"When you see a wild python out in the Everglades, you better bring your A- game because that snake is going to want to eat you alive."
There is one thing that concerns me about this statement. If you do not know that wild pythons can grow to over 30 feet long (there was speculation that a 49 footer had been found in Indonesia, but when official measurements were taken it was something closer to 20 feet long and only about 1,000 pounds,) and you are wandering around in the Everglades, you probably don't even know what A-game means. In which case, you have a bigger problem than a giant reticulated python- you're stupid.
Look at these fools |
I was in the wild myself this weekend. I camped on an air mattress in the primitive outdoors of Mattson Farms in Cashmere, WA. I did not come across any Snakezillas, but I did come across this deadly combination...
Deadly cute, that is. |
This deadly cuteness almost turned fatal when a stray horseshoe flew toward this pug puppy's head. Look, if I had any control over where I was throwing, I wouldn't have lost the game 2-6, nor would I have plotted the death of a puppy in front of dozens of people. It was an accident.

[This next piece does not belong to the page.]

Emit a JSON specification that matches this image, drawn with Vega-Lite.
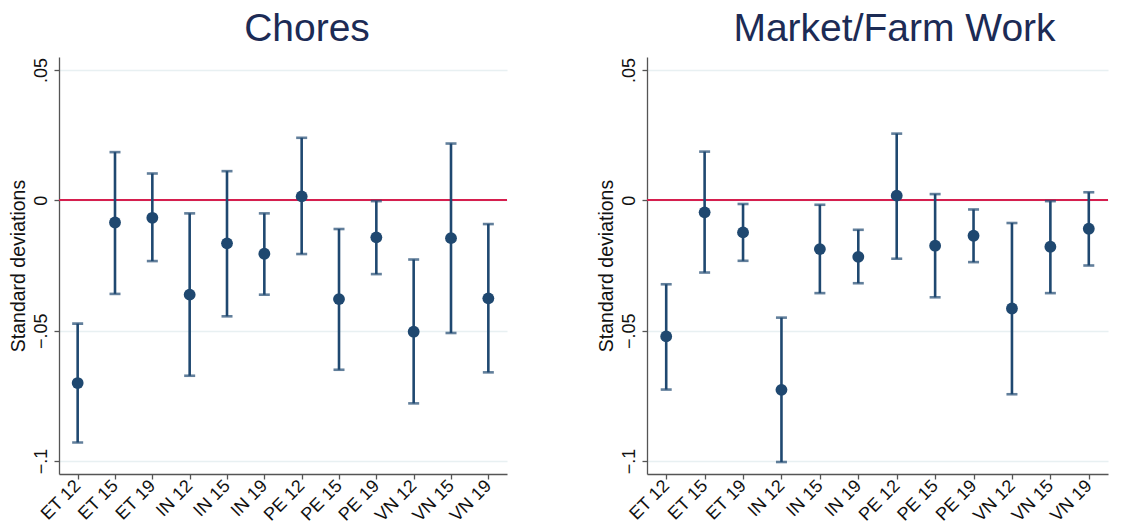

Besides, this puppy was a little bit of a fool. He was way too occupied with sniffing the ground to notice giant metal objects hurtling at his miniature noggin. Well, he might have been blind in one eye, too, so not really his fault. It was an accident. If you want to blame someone, blame the idiots that let me throw horseshoes with people and small pets around.
I watched in horror as the ultimate party foul unfolded 20 yards away from me in slow motion. My feet were frozen next to the stake, and all I could do was screech, "Oh goooooooood!" Luckily, I was not as strong as I anticipated and the horseshoe landed several feet away from...
Okay, I'll tell you. The. pug's. name. is. Tebow. I almost killed TEBOW. Of course. It's like I'm trying to go to hell.
Hey Nicole, what's a really good way to secure a spot in hell?
Easy. Just smash the skull of a puppy who is blind in one eye and was named after Jesus' favorite NFL quarterback.
Lucky for me, Jesus saved him- as always. Also, I am quite certain his owners were more pissed that I took the Lord's name in vain than at the fact that I practically crushed their puppy's face in [even more than it already is.]
And since this has gone from a deadly animal post straight to a religious commentary, let me bring you the good news:
If you find yourself in the wild, watch out for giant snakes and/or blonde freaks chucking horseshoes in your general direction. They can be equally deadly- especially if you are a tiny smoosh faced puppy named after Tim Tebow. (I don't teach Sunday school anymore, it's okay.)